First Do No Harm

I should start by saying that pretty much everything I have to say in this post applies to pretty much every workplace I’ve been in, technology or no. I don’t intend for this to be a dig at Chef in particular, Chef customers, or any of the Chef community. Any criticism I level is meant to trigger introspection, with the intent to enlighten and improve.

Context

In the past year, the Support team had two members move on to greener pastures, one member join another team at Chef, and the team supervisor moved on as well. The experience of being one of the more senior members of the team, and gaining ever more context in the company, has reinforced some of the learning I wrote about last year, but shown me some new things as well.

I found myself relying more on long-past experience managing other folks, and working with other managers to improve cross-team collaboration, than on direct technical skills. That being said, I’d guess that I submitted more PRs and technical feedback over the past year than during my first year at Chef. Having the context to know where and how to contribute is quite meaningful, and I hope to be able to guide new folks through their own journeys as well.

Customer-Facing Teams

It’s interesting that some of the most innovative work being done at the company right now seems to be coming from customer-facing teams (CFTs).
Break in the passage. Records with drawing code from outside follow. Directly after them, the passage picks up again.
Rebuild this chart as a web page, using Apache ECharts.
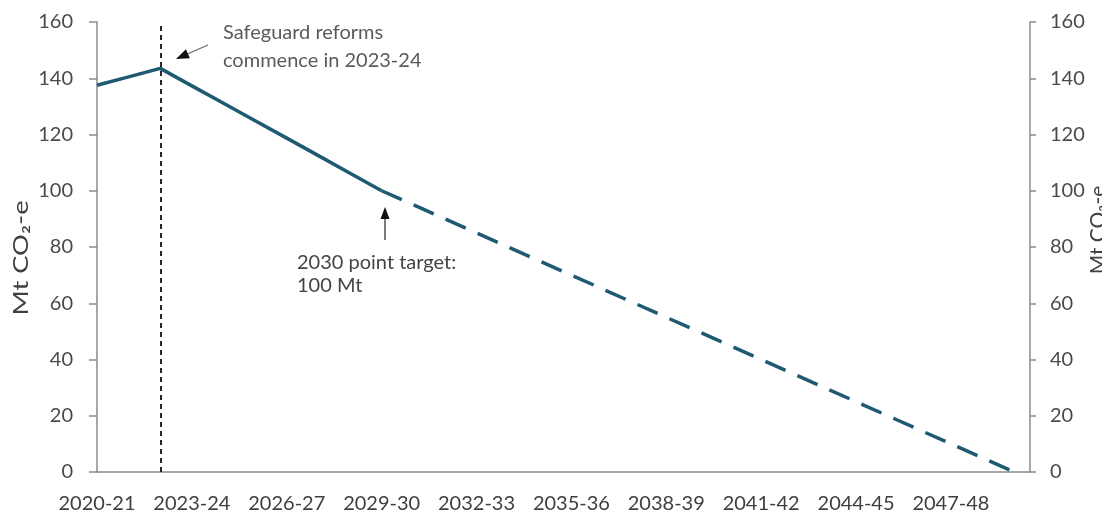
<!DOCTYPE html>
<html>
<head>
<meta charset="utf-8">
<script src="https://cdn.jsdelivr.net/npm/echarts@6/dist/echarts.min.js"></script>
<style>
  html, body { margin: 0; padding: 0; background: #ffffff; }
  #chart { width: 1102px; height: 517px; }
</style>
</head>
<body>
<div id="chart"></div>
<script>
// ---- data ----
const categories = [
  '2020-21','2021-22','2022-23','2023-24','2024-25','2025-26','2026-27','2027-28','2028-29','2029-30',
  '2030-31','2031-32','2032-33','2033-34','2034-35','2035-36','2036-37','2037-38','2038-39','2039-40',
  '2040-41','2041-42','2042-43','2043-44','2044-45','2045-46','2046-47','2047-48','2048-49','2049-50'
];
// Historical / legislated path (solid)
const actualValues = [137.5, 140.5, 143.5, 137.3, 131.1, 124.9, 118.7, 112.5, 106.2, 100];
// Projected path to net zero (dashed), starts at 2029-30
const projectedValues = [100, 95, 90, 85, 80, 75, 70, 65, 60, 55, 50, 45, 40, 35, 30, 25, 20, 15, 10, 5, 0];
const projectedStart = '2029-30';
const reformMarker = '2022-23';
const yTicks = { min: 0, max: 160, step: 20 };
const xLabelStep = 3;

// ---- build series data ----
const solidData = actualValues.map((v, i) => [i, v]);
const p0 = categories.indexOf(projectedStart);
const dashedData = projectedValues.map((v, i) => [p0 + i, v]);

const chart = echarts.init(document.getElementById('chart'), null, { renderer: 'canvas' });

const FONT = 'Lato, "Open Sans", sans-serif';
const LINE_COLOR = '#1f5a72';
const AXIS_COLOR = '#8c8c8c';

function arrow(x1, y1, x2, y2, headLen, headW, shaftColor, shaftW) {
  const ang = Math.atan2(y2 - y1, x2 - x1);
  const bx = x2 - headLen * Math.cos(ang), by = y2 - headLen * Math.sin(ang);
  const px = -Math.sin(ang) * headW / 2, py = Math.cos(ang) * headW / 2;
  return [
    { type: 'line', silent: true, shape: { x1: x1, y1: y1, x2: bx, y2: by },
      style: { stroke: shaftColor, lineWidth: shaftW } },
    { type: 'polygon', silent: true,
      shape: { points: [[x2, y2], [bx + px, by + py], [bx - px, by - py]] },
      style: { fill: '#111' } }
  ];
}

const option = {
  animation: false,
  backgroundColor: '#ffffff',
  grid: { left: 97, right: 72, top: 22, bottom: 45, containLabel: false },
  xAxis: {
    type: 'value',
    min: 0,
    max: categories.length - 0.5,
    interval: xLabelStep,
    axisLine: { show: true, lineStyle: { color: AXIS_COLOR, width: 1.5 } },
    axisTick: { show: false },
    splitLine: { show: false },
    axisLabel: {
      margin: 22,
      fontFamily: FONT, fontSize: 20, color: '#3f3f3f',
      formatter: function (v) {
        return (Number.isInteger(v) && v % xLabelStep === 0 && categories[v]) ? categories[v] : '';
      }
    }
  },
  yAxis: [
    {
      type: 'value', position: 'left',
      min: yTicks.min, max: yTicks.max, interval: yTicks.step,
      axisLine: { show: true, lineStyle: { color: AXIS_COLOR, width: 1.5 } },
      axisTick: { show: true, length: 8, lineStyle: { color: AXIS_COLOR, width: 1.5 } },
      splitLine: { show: false },
      axisLabel: { margin: 24, fontFamily: FONT, fontSize: 20, color: '#4a4a4a' }
    },
    {
      type: 'value', position: 'right',
      min: yTicks.min, max: yTicks.max, interval: yTicks.step,
      axisLine: { show: true, lineStyle: { color: AXIS_COLOR, width: 1.5 } },
      axisTick: { show: true, length: 6, lineStyle: { color: AXIS_COLOR, width: 1.5 } },
      splitLine: { show: false },
      axisLabel: { margin: 20, fontFamily: FONT, fontSize: 20, color: '#4a4a4a' }
    }
  ],
  series: [
    {
      name: 'Safeguard baseline', type: 'line', yAxisIndex: 0,
      data: solidData, showSymbol: false, symbol: 'none',
      lineStyle: { color: LINE_COLOR, width: 3.5, cap: 'butt', join: 'round' },
      markLine: {
        silent: true, symbol: 'none', animation: false,
        label: { show: false },
        lineStyle: { color: '#111111', width: 1.8, type: [5, 4] },
        data: [{ xAxis: categories.indexOf(reformMarker) }]
      },
      z: 3
    },
    {
      name: 'Projected', type: 'line', yAxisIndex: 0,
      data: dashedData, showSymbol: false, symbol: 'none',
      lineStyle: { color: LINE_COLOR, width: 3.5, type: [22, 13], cap: 'butt' },
      z: 3
    }
  ],
  graphic: [
    { type: 'text', silent: true, left: 223, top: 19,
      style: { text: 'Safeguard reforms\ncommence in 2023-24', fontFamily: FONT, fontSize: 20,
               lineHeight: 28, fill: '#5a5a5a' } },
    { type: 'text', silent: true, left: 297, top: 251,
      style: { text: '2030 point target:\n100 Mt', fontFamily: FONT, fontSize: 20,
               lineHeight: 23, fill: '#444444' } },
    { type: 'text', silent: true, x: 21, y: 258, rotation: Math.PI / 2, scaleX: 1.3,
      style: { text: 'Mt CO\u2082-e', fontFamily: FONT, fontSize: 21, fill: '#404040',
               align: 'center', verticalAlign: 'middle' } },
    { type: 'text', silent: true, x: 1098, y: 230, rotation: Math.PI / 2,
      style: { text: 'Mt CO\u2082-e', fontFamily: FONT, fontSize: 21, fill: '#404040',
               align: 'center', verticalAlign: 'middle' } }
  ]
    .concat(arrow(208, 45, 176, 59, 13, 10, '#666', 1.2))
    .concat(arrow(385, 240, 385, 207, 12, 9, '#222', 1.2))
};

chart.setOption(option);
</script>
</body>
</html>
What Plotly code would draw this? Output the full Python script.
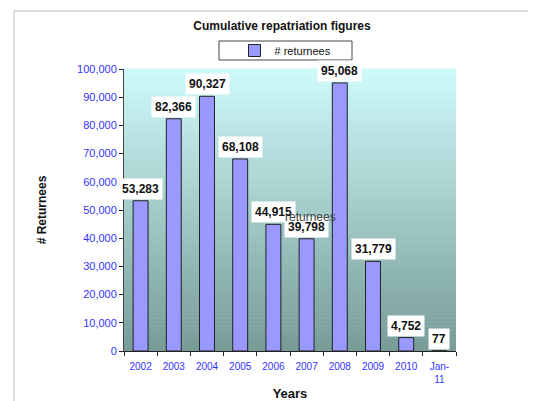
import plotly.graph_objects as go

categories = ["2002", "2003", "2004", "2005", "2006", "2007", "2008", "2009", "2010", "Jan-<br>11"]
returnees = [53283, 82366, 90327, 68108, 44915, 39798, 95068, 31779, 4752, 77]
y_ticks = list(range(0, 100001, 10000))

# page body has a default margin; figure is sized to compensate
OFFX, OFFY = 6, 8
W, H = 536 - OFFX, 401 - OFFY
PL, PR, PT, PB = 122, 454, 69, 351  # plot area in screenshot pixels
PW, PH = PR - PL, PB - PT


def px(x):
    return (x - PL) / PW


def py(y):
    return (PB - y) / PH


fig = go.Figure()
fig.add_trace(go.Bar(
    x=categories, y=returnees, name="# returnees",
    marker=dict(color="#9999ff", line=dict(color="#222222", width=1)),
    width=0.45,
))

# gradient background of plot area
n = 70
top = (206, 250, 250)
bot = (120, 156, 152)
for i in range(n):
    t = i / (n - 1)
    c = tuple(round(bot[k] + (top[k] - bot[k]) * t) for k in range(3))
    fig.add_shape(type="rect", xref="x domain", yref="y domain",
                  x0=0, x1=1, y0=i / n, y1=(i + 1) / n + 0.002,
                  fillcolor="rgb(%d,%d,%d)" % c, line=dict(width=0), layer="below")

# outer border (top and left)
fig.add_shape(type="line", xref="paper", yref="paper", x0=px(12), x1=px(560), y0=py(11), y1=py(11),
              line=dict(color="#bbbbbb", width=1))
fig.add_shape(type="line", xref="paper", yref="paper", x0=px(12), x1=px(12), y0=py(420), y1=py(11),
              line=dict(color="#bbbbbb", width=1))
# legend border
fig.add_shape(type="rect", xref="paper", yref="paper", x0=px(217), x1=px(350),
              y0=py(60), y1=py(41), line=dict(color="#444444", width=1),
              fillcolor="white", layer="below")

for i, v in enumerate(returnees):
    fig.add_annotation(x=i, y=v, text="<b>%s</b>" % format(v, ","), showarrow=False,
                       yanchor="bottom", yshift=1, bgcolor="white", borderpad=3,
                       font=dict(family="Arial", size=12, color="#111111"))

# stray series-name text
fig.add_annotation(xref="paper", yref="paper", x=px(308), y=py(217),
                   text="returnees", showarrow=False, font=dict(family="Arial", size=12, color="#444444"))

fig.update_layout(
    width=W, height=H,
    margin=dict(l=PL - OFFX, r=W - (PR - OFFX), t=PT - OFFY, b=H - (PB - OFFY), autoexpand=False),
    paper_bgcolor="white", plot_bgcolor="rgba(0,0,0,0)",
    font=dict(family="Arial"),
    title=dict(text="<b>Cumulative repatriation figures</b>", x=(280 - OFFX) / W, xanchor="center",
               y=1 - (26 - OFFY) / H, yanchor="middle", font=dict(size=12, color="#111111")),
    showlegend=True,
    legend=dict(x=px(283.5), xanchor="center", y=py(50.5), yanchor="middle",
                orientation="h", bgcolor="rgba(0,0,0,0)", borderwidth=0,
                font=dict(size=11, color="#111111")),
)
fig.update_xaxes(
    type="category", categoryorder="array", categoryarray=categories, range=[-0.5, 9.5],
    tickson="boundaries", ticks="outside", ticklen=4, tickcolor="#222222", tickangle=0,
    showline=True, linecolor="#222222", linewidth=1, showgrid=False, automargin=False,
    tickfont=dict(size=10, color="#3333ff"), ticklabelstandoff=6,
    title=dict(text="<b>Years</b>", font=dict(size=13, color="#111111"), standoff=8),
)
fig.update_yaxes(
    range=[0, 100000], tickvals=y_ticks, tickformat=",", ticks="outside", ticklen=4,
    tickcolor="#222222", showline=True, linecolor="#444444", linewidth=1, showgrid=False,
    zeroline=False, tickfont=dict(size=11, color="#3333ff"), automargin=False,
    title=dict(text="<b># Returnees</b>", font=dict(size=12, color="#111111"), standoff=27),
)

fig.write_html("out.html")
Some of that might be due to the restrictions of having some folks in the engineering org directly tasked with Project Management and Product Management, although I expect to see some major benefits from that over the next year. On the flip side of that is remembering the way I wrote about this last year, and my ongoing recognition that there are some clear divisions between CFTs and product engineering. I do get the sense that there’s a lack of coherence in how a business commits to product objectives vs the reality of how things get implemented by field teams. I can’t say that I have a strong sense of what would be better, but I can call it out when seeing it and I think the rest might have to be up to the high-titled folks at a company like this. From talking with folks at other product businesses, this doesn’t seem to be a problem unique to Chef or to the infrastructure-as-code business. There’s a limited amount of money investors are willing to burn in order to see a return, and in order to attract the next funding round or look good for IPO you’ve got to deliver some whiz-bang presentations at your conference and for the investors. It does seem to be the consensus among product companies that a lot of what customers say they need isn’t actually what they want or need, which seems at least somewhat misaligned with keeping your product functional for their use.

Walk Like a Duck

One catchphrase that gets a lot of mileage these days is “Assume positive intent.”

Another goes something like “People tell you who they are when they interact with you. If you don’t believe them, it’s on you.”
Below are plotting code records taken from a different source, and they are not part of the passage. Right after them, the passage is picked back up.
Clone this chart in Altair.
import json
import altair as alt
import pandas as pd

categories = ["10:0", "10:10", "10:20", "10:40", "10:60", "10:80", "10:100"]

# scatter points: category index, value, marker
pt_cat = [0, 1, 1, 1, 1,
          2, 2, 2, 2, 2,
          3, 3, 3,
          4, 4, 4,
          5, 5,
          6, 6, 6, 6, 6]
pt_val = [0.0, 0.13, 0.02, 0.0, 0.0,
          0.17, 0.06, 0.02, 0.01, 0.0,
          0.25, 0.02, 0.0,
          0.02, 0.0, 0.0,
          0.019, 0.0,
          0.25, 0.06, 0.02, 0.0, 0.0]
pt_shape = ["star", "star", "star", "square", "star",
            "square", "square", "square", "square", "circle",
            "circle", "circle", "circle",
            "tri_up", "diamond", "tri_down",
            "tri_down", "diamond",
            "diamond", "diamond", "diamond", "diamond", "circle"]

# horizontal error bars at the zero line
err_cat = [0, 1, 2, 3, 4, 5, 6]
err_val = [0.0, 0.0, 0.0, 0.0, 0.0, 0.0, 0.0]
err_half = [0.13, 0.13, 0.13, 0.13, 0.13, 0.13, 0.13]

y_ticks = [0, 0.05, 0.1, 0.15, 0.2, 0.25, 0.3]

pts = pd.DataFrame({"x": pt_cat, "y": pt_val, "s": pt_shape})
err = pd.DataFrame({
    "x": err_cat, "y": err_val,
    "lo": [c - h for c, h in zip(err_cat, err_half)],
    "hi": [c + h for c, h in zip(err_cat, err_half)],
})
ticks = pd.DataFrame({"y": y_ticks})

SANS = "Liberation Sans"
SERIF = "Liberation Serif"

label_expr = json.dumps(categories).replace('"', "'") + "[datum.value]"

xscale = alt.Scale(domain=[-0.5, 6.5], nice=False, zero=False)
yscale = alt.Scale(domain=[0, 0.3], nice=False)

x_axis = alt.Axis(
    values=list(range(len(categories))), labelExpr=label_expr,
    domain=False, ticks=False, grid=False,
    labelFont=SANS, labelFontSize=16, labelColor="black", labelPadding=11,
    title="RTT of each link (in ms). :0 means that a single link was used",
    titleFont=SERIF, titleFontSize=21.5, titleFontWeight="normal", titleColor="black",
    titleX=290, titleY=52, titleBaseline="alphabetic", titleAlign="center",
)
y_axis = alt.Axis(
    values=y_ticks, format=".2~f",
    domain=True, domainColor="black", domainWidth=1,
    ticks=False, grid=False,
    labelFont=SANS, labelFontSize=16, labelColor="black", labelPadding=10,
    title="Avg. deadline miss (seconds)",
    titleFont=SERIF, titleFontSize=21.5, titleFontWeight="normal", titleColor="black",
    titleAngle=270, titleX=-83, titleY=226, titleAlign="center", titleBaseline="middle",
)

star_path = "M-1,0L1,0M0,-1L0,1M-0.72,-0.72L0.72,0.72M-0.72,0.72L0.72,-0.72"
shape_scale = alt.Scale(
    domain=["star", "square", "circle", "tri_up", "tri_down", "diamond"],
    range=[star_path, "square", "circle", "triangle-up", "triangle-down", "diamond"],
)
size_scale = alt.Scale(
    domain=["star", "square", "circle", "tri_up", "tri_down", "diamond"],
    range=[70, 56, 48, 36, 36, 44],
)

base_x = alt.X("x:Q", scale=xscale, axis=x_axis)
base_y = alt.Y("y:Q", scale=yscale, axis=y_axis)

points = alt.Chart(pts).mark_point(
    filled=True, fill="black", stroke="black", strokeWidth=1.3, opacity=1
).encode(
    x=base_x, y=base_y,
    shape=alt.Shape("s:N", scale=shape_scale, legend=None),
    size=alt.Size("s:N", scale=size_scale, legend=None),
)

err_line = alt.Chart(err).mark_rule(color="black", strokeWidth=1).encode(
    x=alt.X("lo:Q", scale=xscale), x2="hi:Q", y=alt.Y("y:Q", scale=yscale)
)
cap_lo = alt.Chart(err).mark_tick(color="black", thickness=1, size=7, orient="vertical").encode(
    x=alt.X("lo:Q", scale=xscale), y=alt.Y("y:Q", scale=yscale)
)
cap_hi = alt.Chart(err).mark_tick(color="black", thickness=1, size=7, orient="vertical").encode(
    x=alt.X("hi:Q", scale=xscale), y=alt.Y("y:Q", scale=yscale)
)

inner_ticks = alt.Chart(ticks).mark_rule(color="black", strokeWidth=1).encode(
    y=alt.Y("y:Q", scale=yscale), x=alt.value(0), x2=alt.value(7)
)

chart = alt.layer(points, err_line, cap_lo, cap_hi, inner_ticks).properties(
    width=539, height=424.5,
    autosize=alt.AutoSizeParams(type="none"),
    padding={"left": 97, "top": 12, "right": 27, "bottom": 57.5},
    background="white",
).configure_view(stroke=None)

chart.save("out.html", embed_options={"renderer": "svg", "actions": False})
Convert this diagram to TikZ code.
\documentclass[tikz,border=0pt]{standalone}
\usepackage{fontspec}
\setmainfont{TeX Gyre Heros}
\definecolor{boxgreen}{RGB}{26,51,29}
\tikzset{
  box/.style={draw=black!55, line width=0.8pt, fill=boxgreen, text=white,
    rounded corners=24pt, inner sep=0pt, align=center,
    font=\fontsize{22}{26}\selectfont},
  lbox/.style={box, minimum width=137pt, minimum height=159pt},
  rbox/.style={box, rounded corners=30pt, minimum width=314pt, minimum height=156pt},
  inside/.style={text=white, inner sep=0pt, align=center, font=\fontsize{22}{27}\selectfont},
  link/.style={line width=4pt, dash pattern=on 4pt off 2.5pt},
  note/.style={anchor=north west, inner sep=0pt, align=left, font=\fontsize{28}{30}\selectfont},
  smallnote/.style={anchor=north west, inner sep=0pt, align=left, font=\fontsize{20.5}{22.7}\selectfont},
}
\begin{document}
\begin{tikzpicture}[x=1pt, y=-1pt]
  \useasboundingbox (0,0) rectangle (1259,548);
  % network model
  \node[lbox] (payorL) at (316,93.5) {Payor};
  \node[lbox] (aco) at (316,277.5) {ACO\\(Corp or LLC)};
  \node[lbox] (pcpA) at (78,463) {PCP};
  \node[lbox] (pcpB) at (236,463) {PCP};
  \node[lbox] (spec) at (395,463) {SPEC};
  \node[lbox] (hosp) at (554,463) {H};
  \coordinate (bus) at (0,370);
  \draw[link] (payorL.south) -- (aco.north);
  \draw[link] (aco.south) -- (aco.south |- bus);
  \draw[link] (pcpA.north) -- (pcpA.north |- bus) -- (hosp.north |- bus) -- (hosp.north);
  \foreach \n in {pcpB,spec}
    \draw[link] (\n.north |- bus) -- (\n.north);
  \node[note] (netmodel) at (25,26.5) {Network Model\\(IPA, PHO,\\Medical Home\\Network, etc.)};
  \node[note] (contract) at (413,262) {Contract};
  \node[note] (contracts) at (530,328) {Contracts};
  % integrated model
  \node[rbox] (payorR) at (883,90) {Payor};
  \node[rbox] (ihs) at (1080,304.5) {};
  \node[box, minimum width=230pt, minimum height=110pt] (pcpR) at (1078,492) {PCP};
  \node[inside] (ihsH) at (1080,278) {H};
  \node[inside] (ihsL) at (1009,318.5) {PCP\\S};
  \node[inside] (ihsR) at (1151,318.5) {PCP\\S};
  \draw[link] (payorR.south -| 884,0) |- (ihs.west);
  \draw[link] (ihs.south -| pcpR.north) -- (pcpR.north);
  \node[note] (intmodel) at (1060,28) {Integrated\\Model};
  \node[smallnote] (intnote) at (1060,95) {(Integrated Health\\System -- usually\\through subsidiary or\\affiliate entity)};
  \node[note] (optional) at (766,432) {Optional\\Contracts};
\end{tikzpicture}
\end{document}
Remember to be on the lookout for ducks. If it waddles, quacks, and appears ducklike, take some time to consider whether it is, in fact, a duck.

I used this heading last year to talk about customer interactions and hard-earned operations pattern-matching, this year I’m using it in a slightly different way. The “assume positive intent” phrase was one of the things I heard during my interview process at Chef, and I’ve heard it elsewhere as well. I think that it’s perhaps okay to give people you don’t know a chance to show you through their behavior who they are, and it’s very important to know that it is entirely okay to stop assuming that someone’s intent is positive. This shouldn’t be taken to mean that I look on my experiences at Chef as negative, just that bringing rose-colored glasses to every interaction doesn’t serve folks who experience neutral or negative intent on a regular basis particularly well. It’s probably more important for folks who might ask for others to assume positive intent from them to do some thinking about the other person’s circumstances to understand why they might receive such an appeal with skepticism.
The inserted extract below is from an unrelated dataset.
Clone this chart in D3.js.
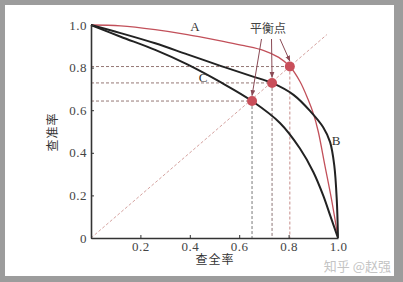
<!DOCTYPE html>
<html>
<head>
<meta charset="utf-8">
<style>
  html, body { margin: 0; padding: 0; background: #9c9c9c; }
  svg { display: block; }
</style>
</head>
<body>
<svg width="403" height="282"></svg>
<script src="https://d3js.org/d3.v7.min.js"></script>
<script>
// P-R curves (recall on x, precision on y)
var recallA    = [0, 0.12, 0.26, 0.39, 0.53, 0.62, 0.70, 0.76, 0.805, 0.846, 0.879, 0.90, 0.92, 0.947, 0.974, 1.0];
var precisionA = [1.0, 0.996, 0.978, 0.955, 0.924, 0.903, 0.88, 0.848, 0.805, 0.735, 0.65, 0.585, 0.50, 0.34, 0.18, 0];

var recallB    = [0, 0.12, 0.26, 0.39, 0.53, 0.65, 0.733, 0.82, 0.892, 0.94, 0.968, 0.985, 0.995, 1.0];
var precisionB = [1.0, 0.962, 0.914, 0.862, 0.806, 0.76, 0.728, 0.672, 0.59, 0.52, 0.45, 0.34, 0.18, 0];

var recallC    = [0, 0.12, 0.26, 0.39, 0.53, 0.652, 0.765, 0.846, 0.90, 0.94, 0.97, 1.0];
var precisionC = [1.0, 0.945, 0.883, 0.815, 0.728, 0.643, 0.54, 0.42, 0.31, 0.20, 0.10, 0];

// break-even points
var bepRecall    = [0.652, 0.733, 0.805];
var bepPrecision = [0.643, 0.728, 0.805];
var diagEnd = 0.955;

var xTicks = [0.2, 0.4, 0.6, 0.8, 1.0];
var yTicks = [0, 0.2, 0.4, 0.6, 0.8, 1.0];

var svg = d3.select("svg");
var serif = "'Liberation Serif', 'DejaVu Serif', serif";
var cjk = "'Noto Sans CJK SC', sans-serif";

svg.append("rect").attr("x", 5).attr("y", 5).attr("width", 389).attr("height", 271).attr("fill", "#fff");

var x = d3.scaleLinear().domain([0, 1]).range([91, 338]);
var y = d3.scaleLinear().domain([0, 1]).range([238, 25]);

function pts(rs, ps) { return rs.map(function(r, i) { return [r, ps[i]]; }); }
var line = d3.line().x(function(d) { return x(d[0]); }).y(function(d) { return y(d[1]); })
  .curve(d3.curveCatmullRom.alpha(0.5));

// dashed guides
var guides = svg.append("g").attr("fill", "none").attr("stroke-width", 0.8).attr("stroke-dasharray", "3,2");
guides.append("line")
  .attr("x1", x(0)).attr("y1", y(0)).attr("x2", x(diagEnd)).attr("y2", y(diagEnd))
  .attr("stroke", "#c98a86");
var hCol = ["#7a5650", "#7a5650", "#7a5650"];
var vCol = ["#555", "#6e5050", "#b9706c"];
bepRecall.forEach(function(r, i) {
  guides.append("line").attr("x1", x(0)).attr("x2", x(r)).attr("y1", y(bepPrecision[i])).attr("y2", y(bepPrecision[i])).attr("stroke", hCol[i]);
  guides.append("line").attr("x1", x(r)).attr("x2", x(r)).attr("y1", y(bepPrecision[i])).attr("y2", y(0)).attr("stroke", vCol[i]);
});

// curves
svg.append("path").datum(pts(recallA, precisionA)).attr("d", line)
  .attr("fill", "none").attr("stroke", "#c2505a").attr("stroke-width", 1.3);
svg.append("path").datum(pts(recallB, precisionB)).attr("d", line)
  .attr("fill", "none").attr("stroke", "#222").attr("stroke-width", 2);
svg.append("path").datum(pts(recallC, precisionC)).attr("d", line)
  .attr("fill", "none").attr("stroke", "#222").attr("stroke-width", 2);

// axes
var xAxis = d3.axisBottom(x).tickValues(xTicks).tickSizeInner(-3).tickSizeOuter(0).tickPadding(4).tickFormat(d3.format(".1f"));
var yAxis = d3.axisLeft(y).tickValues(yTicks).tickSizeInner(-3).tickSizeOuter(0).tickPadding(4)
  .tickFormat(function(d) { return d === 0 ? "0" : d3.format(".1f")(d); });

var gx = svg.append("g").attr("transform", "translate(0," + y(0) + ")").call(xAxis);
var gy = svg.append("g").attr("transform", "translate(" + x(0) + ",0)").call(yAxis);
[gx, gy].forEach(function(g) {
  g.select(".domain").attr("stroke", "#333").attr("stroke-width", 1.6);
  g.selectAll(".tick line").attr("stroke", "#333");
  g.selectAll(".tick text").attr("fill", "#444").style("font-family", serif).style("font-size", "13px").style("letter-spacing", "0.5px");
});

// break-even dots
svg.append("g").selectAll("circle").data(bepRecall).join("circle")
  .attr("cx", function(d) { return x(d); })
  .attr("cy", function(d, i) { return y(bepPrecision[i]); })
  .attr("r", 5).attr("fill", "#c94f5a");

// arrows from label to dots
svg.append("defs").append("marker").attr("id", "ah")
  .attr("viewBox", "0 0 10 10").attr("refX", 9).attr("refY", 5)
  .attr("markerWidth", 6).attr("markerHeight", 6).attr("orient", "auto")
  .append("path").attr("d", "M0,1 L10,5 L0,9 Z").attr("fill", "#8a4a55");
var arrowStart = [261.5, 271.5, 280];
bepRecall.forEach(function(r, i) {
  var tx = x(r), ty = y(bepPrecision[i]) - 5.5;
  svg.append("line").attr("x1", arrowStart[i]).attr("y1", 39).attr("x2", tx).attr("y2", ty)
    .attr("stroke", "#8a4a55").attr("stroke-width", 1).attr("marker-end", "url(#ah)");
});

// labels
svg.append("text").attr("x", 268).attr("y", 33).attr("text-anchor", "middle")
  .style("font-family", cjk).style("font-size", "12px").attr("fill", "#444").text("平衡点");
svg.append("text").attr("x", 195).attr("y", 31).attr("text-anchor", "middle")
  .style("font-family", serif).style("font-size", "13px").attr("fill", "#333").text("A");
svg.append("text").attr("x", 336).attr("y", 145).attr("text-anchor", "middle")
  .style("font-family", serif).style("font-size", "13px").attr("fill", "#333").text("B");
svg.append("text").attr("x", 203).attr("y", 82).attr("text-anchor", "middle")
  .style("font-family", serif).style("font-size", "13px").attr("fill", "#333").text("C");

svg.append("text").attr("x", 215).attr("y", 264).attr("text-anchor", "middle")
  .style("font-family", cjk).style("font-size", "12px").style("letter-spacing", "1px").attr("fill", "#333").text("查全率");
svg.append("text").attr("transform", "translate(57,132) rotate(-90)").attr("text-anchor", "middle")
  .style("font-family", cjk).style("font-size", "12px").style("letter-spacing", "1px").attr("fill", "#333").text("查准率");

svg.append("text").attr("x", 391).attr("y", 271).attr("text-anchor", "end")
  .style("font-family", cjk).style("font-size", "13px").attr("fill", "#c4c4c4").text("知乎 @赵强");
</script>
</body>
</html>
I think this comes from the same sort of thinking that a company’s leadership can say “we read The No Asshole Rule and liked what it had to say, now we can tell everyone to read the book and now we won’t have assholes in the company!” That is a nice feeling for some people for a small amount of time, but it probably doesn’t do much to improve the experiences of the folks who need it most. Concentrate on improving the experiences of the folks who need it most, and you’ll improve the experiences of the folks who need it least as well, is my thinking.

Silos

It’s amazing to me how many perspectives there are on what this devops thing is. I tend to think of it as a practice that emcompasses the learnings embedded in The Phoenix Project, The DevOps Handbook, and The Unicorn Project. I consider those fundamental reading for anyone who wants to “do devops”, and it’s amazing to me how many people haven’t done so yet call what they’re doing “devops”. The fact that things called DevSecOps, DataOps, FinOps, etc. exist make me think folks didn’t read The Phoenix Project, because it’s very explicit in the book that Security, Finance, etc. are all included in the practice.

It’s impressive how sneaky organizational silos are. Folks mean well when they create a thing inside an organization in secret, only inviting a few folks, then get blindsided at how the thing they’ve created to improve the organization doesn’t function outside the original silo. Conway wept.

Wrap It Up, B

I think that’s it. Happy New Year, all!